Temennimiz o dur ki bu tür afetler yaşanmasın kimsenin canı yanmasın.

Bölgemizde son 3 yılda yaşanan sel ve heyelanları hatırlatmaktaki amacımın bölgemizin bu felaketlerden en çok etkilenen bölge olduğuna vurgu yapmak içindi.

Bu noktada özellikle bölgemizi yakından ilgilendiren bir konuyu hatırlatmak ve neler yapıldığını sormak istiyorum. Hatırlarsanız eğer; Bundan tam 2 yıl önce; yani 12 Temmuz 2019’da hem de Trabzon’da Çevre ve Şehircilik Bakanımız Sayın Murat Kurum “Karadeniz Bölgesi İklim Değişikliği Eylem Planı”nı açıklamış ve Rize, Trabzon, Ordu, Samsun, Giresun ve Artvin’i kapsayan 15 maddelik Karadeniz Bölgesi İklim Değişikliği Eylem Planı çerçevesinde bölgede alınacak tedbirleri sıralamıştı.

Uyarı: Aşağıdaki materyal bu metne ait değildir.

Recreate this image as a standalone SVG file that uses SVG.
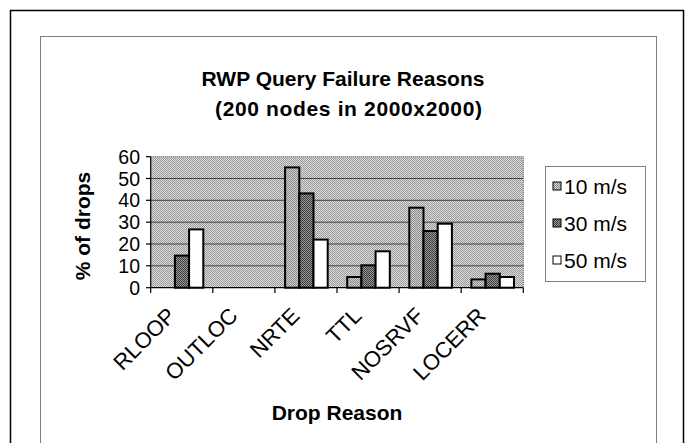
<svg xmlns="http://www.w3.org/2000/svg" width="685" height="443" viewBox="0 0 685 443">
<style>
text{font-family:"Liberation Sans",Arial,sans-serif;fill:#000}
.t{font-size:21px;font-weight:bold;text-anchor:middle}
.ax{font-size:21px;font-weight:bold;text-anchor:middle}
.yl{font-size:19.5px;text-anchor:end}
.cl{font-size:22px;text-anchor:end}
.lg{font-size:21px}
.bar{stroke:#000;stroke-width:2}
.grid{stroke:#404040;stroke-width:1}
</style>
<defs>
<pattern id="bg" patternUnits="userSpaceOnUse" width="2" height="2">
<rect width="2" height="2" fill="#dcdcdc"/>
<rect width="1" height="1" fill="#999"/>
<rect x="1" y="1" width="1" height="1" fill="#999"/>
</pattern>
<pattern id="p10" patternUnits="userSpaceOnUse" width="2" height="2">
<rect width="2" height="2" fill="#d0d0d0"/>
<rect width="1" height="1" fill="#8a8a8a"/>
<rect x="1" y="1" width="1" height="1" fill="#8a8a8a"/>
</pattern>
<pattern id="p30" patternUnits="userSpaceOnUse" width="2" height="2">
<rect width="2" height="2" fill="#9a9a9a"/>
<rect width="1" height="1" fill="#3a3a3a"/>
<rect x="1" y="1" width="1" height="1" fill="#3a3a3a"/>
</pattern>
</defs>
<rect x="0" y="0" width="685" height="443" fill="#fff"/>
<rect id="outer-frame" x="10.5" y="10.5" width="673" height="445" fill="none" stroke="#000" stroke-width="1.5"/>
<rect id="inner-frame" x="40.5" y="36.5" width="616" height="420" fill="none" stroke="#808080" stroke-width="1"/>
<g id="title">
<text class="t" x="343" y="86">RWP Query Failure Reasons</text>
<text class="t" x="348.5" y="116" textLength="267" lengthAdjust="spacing">(200 nodes in 2000x2000)</text>
</g>
<g id="plot">
<rect x="150.7" y="156.7" width="372.6" height="131" fill="url(#bg)"/>
<g class="grid">
<line x1="150.7" y1="178.5" x2="523.3" y2="178.5"/>
<line x1="150.7" y1="200.3" x2="523.3" y2="200.3"/>
<line x1="150.7" y1="222.2" x2="523.3" y2="222.2"/>
<line x1="150.7" y1="244" x2="523.3" y2="244"/>
<line x1="150.7" y1="265.8" x2="523.3" y2="265.8"/>
</g>
<path d="M150.7 156.7H523.3V287.7" fill="none" stroke="#555" stroke-width="1" stroke-dasharray="1,1"/>
</g>
<g id="bars">
<rect class="bar" x="174.9" y="255.6" width="14.2" height="32.1" fill="url(#p30)"/>
<rect class="bar" x="189.1" y="229.4" width="14.2" height="58.3" fill="#fff"/>
<rect class="bar" x="285.1" y="167.4" width="14.2" height="120.3" fill="url(#p10)"/>
<rect class="bar" x="299.3" y="193.4" width="14.2" height="94.3" fill="url(#p30)"/>
<rect class="bar" x="313.5" y="239.6" width="14.2" height="48.1" fill="#fff"/>
<rect class="bar" x="347.2" y="277" width="14.2" height="10.7" fill="url(#p10)"/>
<rect class="bar" x="361.4" y="265.3" width="14.2" height="22.4" fill="url(#p30)"/>
<rect class="bar" x="375.6" y="251.3" width="14.2" height="36.4" fill="#fff"/>
<rect class="bar" x="409.3" y="207.7" width="14.2" height="80" fill="url(#p10)"/>
<rect class="bar" x="423.5" y="231" width="14.2" height="56.7" fill="url(#p30)"/>
<rect class="bar" x="437.7" y="223.7" width="14.2" height="64" fill="#fff"/>
<rect class="bar" x="471.4" y="279.4" width="14.2" height="8.3" fill="url(#p10)"/>
<rect class="bar" x="485.6" y="273.7" width="14.2" height="14" fill="url(#p30)"/>
<rect class="bar" x="499.8" y="277" width="14.2" height="10.7" fill="#fff"/>
</g>
<g id="axes" stroke="#000" stroke-width="1.2">
<line x1="150.7" y1="156.7" x2="150.7" y2="287.7"/>
<line x1="146" y1="156.7" x2="150.7" y2="156.7"/>
<line x1="146" y1="178.5" x2="150.7" y2="178.5"/>
<line x1="146" y1="200.3" x2="150.7" y2="200.3"/>
<line x1="146" y1="222.2" x2="150.7" y2="222.2"/>
<line x1="146" y1="244" x2="150.7" y2="244"/>
<line x1="146" y1="265.8" x2="150.7" y2="265.8"/>
<line x1="146" y1="287.7" x2="150.7" y2="287.7"/>
<line x1="150.7" y1="287.7" x2="523.3" y2="287.7"/>
<line x1="150.7" y1="287.7" x2="150.7" y2="293"/>
<line x1="212.8" y1="287.7" x2="212.8" y2="293"/>
<line x1="274.9" y1="287.7" x2="274.9" y2="293"/>
<line x1="337" y1="287.7" x2="337" y2="293"/>
<line x1="399.1" y1="287.7" x2="399.1" y2="293"/>
<line x1="461.2" y1="287.7" x2="461.2" y2="293"/>
<line x1="523.3" y1="287.7" x2="523.3" y2="293"/>
</g>
<g id="y-labels">
<text class="yl" x="140" y="163.8">60</text>
<text class="yl" x="140" y="185.6">50</text>
<text class="yl" x="140" y="207.4">40</text>
<text class="yl" x="140" y="229.3">30</text>
<text class="yl" x="140" y="251.1">20</text>
<text class="yl" x="140" y="272.9">10</text>
<text class="yl" x="140" y="294.8">0</text>
</g>
<text class="ax" transform="translate(90 226) rotate(-90)">% of drops</text>
<g id="x-labels">
<text class="cl" transform="translate(177 317) rotate(-45)">RLOOP</text>
<text class="cl" transform="translate(239 317) rotate(-45)">OUTLOC</text>
<text class="cl" transform="translate(301 317) rotate(-45)">NRTE</text>
<text class="cl" transform="translate(363 317) rotate(-45)">TTL</text>
<text class="cl" transform="translate(425 317) rotate(-45)">NOSRVF</text>
<text class="cl" transform="translate(487 317) rotate(-45)">LOCERR</text>
</g>
<text class="ax" x="337" y="420">Drop Reason</text>
<g id="legend">
<rect x="545.5" y="166.5" width="100" height="115" fill="#fff" stroke="#808080" stroke-width="1"/>
<rect x="553" y="182" width="8" height="8" fill="url(#p10)" stroke="#000" stroke-width="1"/>
<text class="lg" x="564" y="193.5">10 m/s</text>
<rect x="553" y="219" width="8" height="8" fill="url(#p30)" stroke="#000" stroke-width="1"/>
<text class="lg" x="564" y="230.5">30 m/s</text>
<rect x="553" y="256" width="8" height="8" fill="#fff" stroke="#000" stroke-width="1"/>
<text class="lg" x="564" y="267.5">50 m/s</text>
</g>
</svg>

Sayın Bakanın birkaç gün önce yaptığı bir açıklama daha var. Bu 6 ilde öncelikli olarak dere yataklarında yer alan binaların tespiti yapılıp, risk arz eden binaların taşınma süreciyle ilgili bir açıklama bu... Sayın Bakan, bu açıklamasında; “Bayramdan sonra tebligatların yapılacağını, taşınma ve kira yardımı verileceğini, TOKİ eliyle ilk etapta yapılacak olan 550 konutun en geç 1 yıl içerisinde teslim edileceğini” söylediler. Bu sözlerinin takipçisi olacağız.

Değerli Basın Mensupları bugün burada sizlerin aracılığıyla; “Karadeniz Bölgesi İklim Değişikliği Eylem Planı” ile ilgili bazı sorularımı Bakanlık yetkililerine iletmek istiyorum.

Mekânsal strateji plan ve bütün ölçeklerdeki mekânsal planlar iklim değişikliği parametreleri dikkate alınarak hazırlanacaktı, bu planlar çerçevesinde alt ölçekli planlar, buna uygun olacak şekilde revize edecekti. Bu revizeler yapıldı mı? Revize biter bitmez de 6 ildeki belediyelerden alt ölçekli planların gözden geçirilmesi istenecekti. Bu gerçekleşti mi?

Karadeniz sahil yolunun yağış sularının denize ulaşmasına engel olan bölümlerinde menfezlerin kapasitesi arttırıldı mı? Tüm köy yolları gözden geçirilerek bu yolların tahrip olmasının en büyük nedeni olan köprü, viyadük gibi yapıların onarımı yapıldı mı?

Karadeniz sahil yolunda ve risk altında olan kara yollarının altyapısının belli noktalarında ani oluşan taşkınların denize iletilmesini sağlayan su hatları ve tüneller oluşturuldu mu?

Hastane, okul, sağlık ocağı, kaymakamlık gibi kamu binalarının riskli bölgelerden kaldırılması yönünde bir çalışma yapılıyor mu? Yapılıyorsa hangi aşamadadır? Ayrıca Doğal afet riski taşıyan alanlarda can ve mal güvenliği açısından erken uyarı sistemleri kurulacaktı, bu uyarı sistemlerinin kurulması ile ilgili çalışma var mı?

Son olarak şunu sormak istiyorum: İklim değişikliği ve etkileri konusunda yerel yönetimlerimizle birlikte vatandaşlarımıza eğitimler verilecekti. Bu eğitimler veriliyor mu? Veriliyorsa yaygınlaştırılabilir mi?